(Welcome to Sarah, one of the finalists for a contributor position here at AT:Chicago. Comment away!)
Design is art that people use.
Ellen Lupton, from the introduction to her book D.I.Y. Design
The best DIY projects utilize well-designed objects that anyone can recreate and adapt for their own use. One flexible (and good-looking) tool on hand for do-it-yourselfers is the printer-friendly round label.
Available in a full spectrum of colors (like the sherbet-colored "Poppy" shown above), the labels work with templates that can be downloaded from the Web or easily created in MS Word. Use them to organize in style, dress up letters, make adhesive monograms, or stick them back-to-back on a grosgrain ribbon to make a mod garland. Packs of 60 are available for $5.20 at Paper Source.
Taking a cue from British installation artist Liam Gillick, the circular labels could also be used in true DIY fashion to transform the everyday world into art.

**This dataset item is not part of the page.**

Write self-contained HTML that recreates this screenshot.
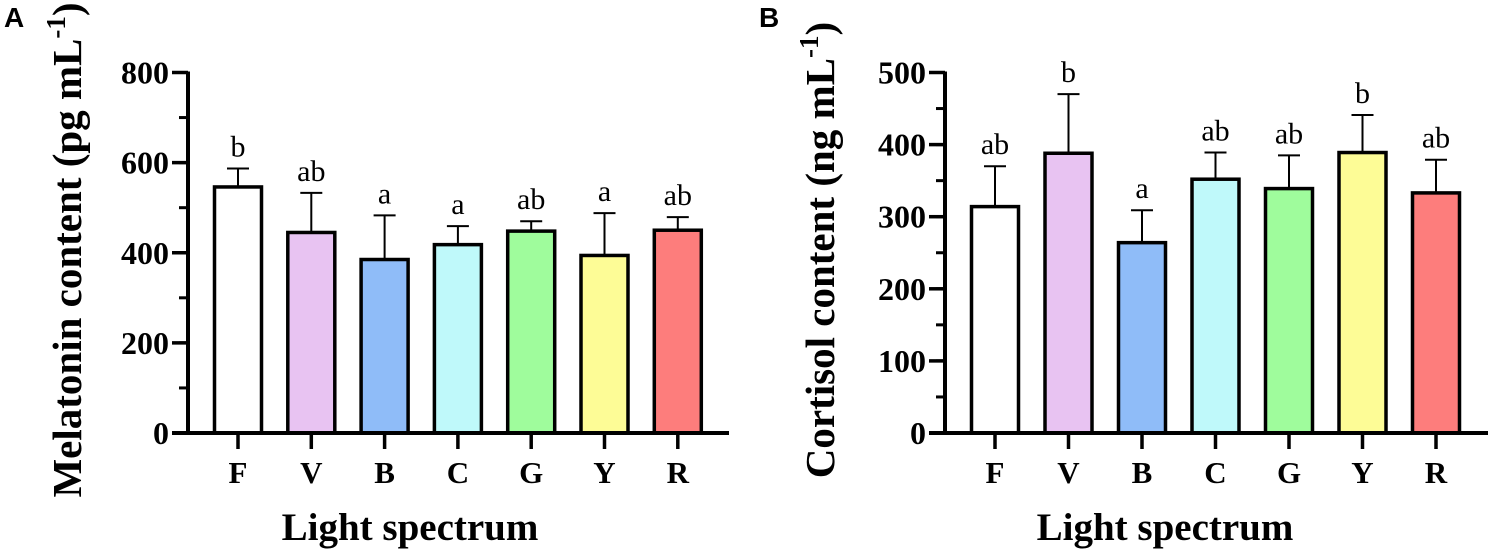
<!DOCTYPE html>
<html><head><meta charset="utf-8"><style>
html,body{margin:0;padding:0;background:#fff;}
svg{display:block;}
text{font-family:"Liberation Serif",serif;fill:#000;}
</style></head><body>
<svg id="chart" width="1490" height="552" viewBox="0 0 1490 552" xmlns="http://www.w3.org/2000/svg"></svg>
<script>
const categories = ["F","V","B","C","G","Y","R"];
const colors = ["#ffffff","#e8c3f2","#8fbcf8","#bff9fa","#9ffc9c","#fdfc96","#fd7d7c"];
const melatoninValues = [546,445,385,418,448,394,450];
const melatoninErrors = [587,533,483,459,470,488,479];
const melatoninLetters = ["b","ab","a","a","ab","a","ab"];
const melatoninTicks = [0,200,400,600,800];
const cortisolValues = [314,388,264,352,339,389,333];
const cortisolErrors = [370,470,309,389,385,441,379];
const cortisolLetters = ["ab","b","a","ab","ab","b","ab"];
const cortisolTicks = [0,100,200,300,400,500];

const svg = document.getElementById('chart');
const NS = 'http://www.w3.org/2000/svg';
function mk(tag, attrs, parent){
  const e = document.createElementNS(NS, tag);
  for (const k in attrs) e.setAttribute(k, attrs[k]);
  (parent||svg).appendChild(e);
  return e;
}
function panel(o){
  const g = mk('g', {});
  
  
  const y0 = 433, y1 = 72.5;
  const yS = v => y0 - (v / o.max) * (y0 - y1);
  const xS = i => o.x0 + i * o.step;
  for (let v = 0; v <= o.max + 1e-9; v += o.minor) {
    const t = mk('line', {x1:o.ax-9, x2:o.ax, y1:yS(v), y2:yS(v), stroke:'#000','stroke-width':3}, g);
    
    
  }
  o.ticks.forEach(v => {
    const t = mk('line', {x1:o.ax-16, x2:o.ax, y1:yS(v), y2:yS(v), stroke:'#000','stroke-width':3.5}, g);
    
    
    const l = mk('text', {x:o.ax-19, y:yS(v)+11, 'text-anchor':'end','font-size':32,'font-weight':'bold'}, g);
    l.textContent = v;
    
    
  });
  categories.forEach((c, i) => {
    const cx = xS(i), top = yS(o.values[i]), et = yS(o.errors[i]);
    const eb = mk('line', {x1:cx, x2:cx, y1:et, y2:top, stroke:'#000','stroke-width':2}, g);
    
    
    const cap = mk('line', {x1:cx-11, x2:cx+11, y1:et, y2:et, stroke:'#000','stroke-width':2}, g);
    
    
    const r = mk('rect', {x:cx-o.bw/2, y:top, width:o.bw, height:y0-top, fill:colors[i], stroke:'#000','stroke-width':3.5}, g);
    
    
    const lt = mk('text', {x:cx, y:et-12, 'text-anchor':'middle','font-size':30}, g);
    lt.textContent = o.letters[i];
    
    
    const xt = mk('line', {x1:cx, x2:cx, y1:y0, y2:y0+16, stroke:'#000','stroke-width':3.5}, g);
    
    
    const xl = mk('text', {x:cx, y:483, 'text-anchor':'middle','font-size':31,'font-weight':'bold'}, g);
    xl.textContent = c;
    
    
  });
  const ya = mk('line', {x1:o.ax, x2:o.ax, y1:y1-1, y2:y0+2, stroke:'#000','stroke-width':4}, g);
  
  
  const xa = mk('line', {x1:o.ax-16, x2:o.xEnd, y1:y0, y2:y0, stroke:'#000','stroke-width':4}, g);
  
  
  const xtitle = mk('text', {x:o.xTitleX, y:540, 'text-anchor':'middle','font-size':39,'font-weight':'bold'}, g);
  xtitle.textContent = 'Light spectrum';
  
  
  const yt = mk('text', {x:0, y:0, 'text-anchor':'middle','font-size':41,'font-weight':'bold', transform:'translate('+o.yTitleX+',250) rotate(-90)'}, g);
  
  
  yt.appendChild(document.createTextNode(o.yTitle + ' mL'));
  const sup = mk('tspan', {'font-size':27, dy:-16}, yt);
  sup.textContent = '-1';
  const cl = mk('tspan', {dy:16}, yt);
  cl.textContent = ')';
  const pl = mk('text', {x:o.letterX, y:27, 'font-size':28,'font-weight':'bold', style:'font-family:"Liberation Sans",sans-serif'}, g);
  pl.textContent = o.letter;
  
  
}
panel({name:'panel-a-melatonin', ax:188, x0:238, step:73.3, bw:47, max:800, minor:100, ticks:melatoninTicks,
  values:melatoninValues, errors:melatoninErrors, letters:melatoninLetters, xEnd:729, xTitleX:410,
  yTitleX:81, yTitle:'Melatonin content (pg', letter:'A', letterX:4});
panel({name:'panel-b-cortisol', ax:945, x0:995, step:73.5, bw:47, max:500, minor:50, ticks:cortisolTicks,
  values:cortisolValues, errors:cortisolErrors, letters:cortisolLetters, xEnd:1488, xTitleX:1165,
  yTitleX:834, yTitle:'Cortisol content (ng', letter:'B', letterX:759});
</script>
</body></html>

Gillick argues that art should exist in unexpected places and has said, "I'm trying to encourage people to accept that artwork, presented in a gallery, is not the resolution of ideas and objects." Gillick's art examines the nature of a range of spaces—from museum halls to offices to private homes.
Shown here, Gillick-inspired round labels can make the mundane into something more. A kitchen cabinet, a lamp and a bathroom mirror get a one-step makeover. Not bad for five dollars.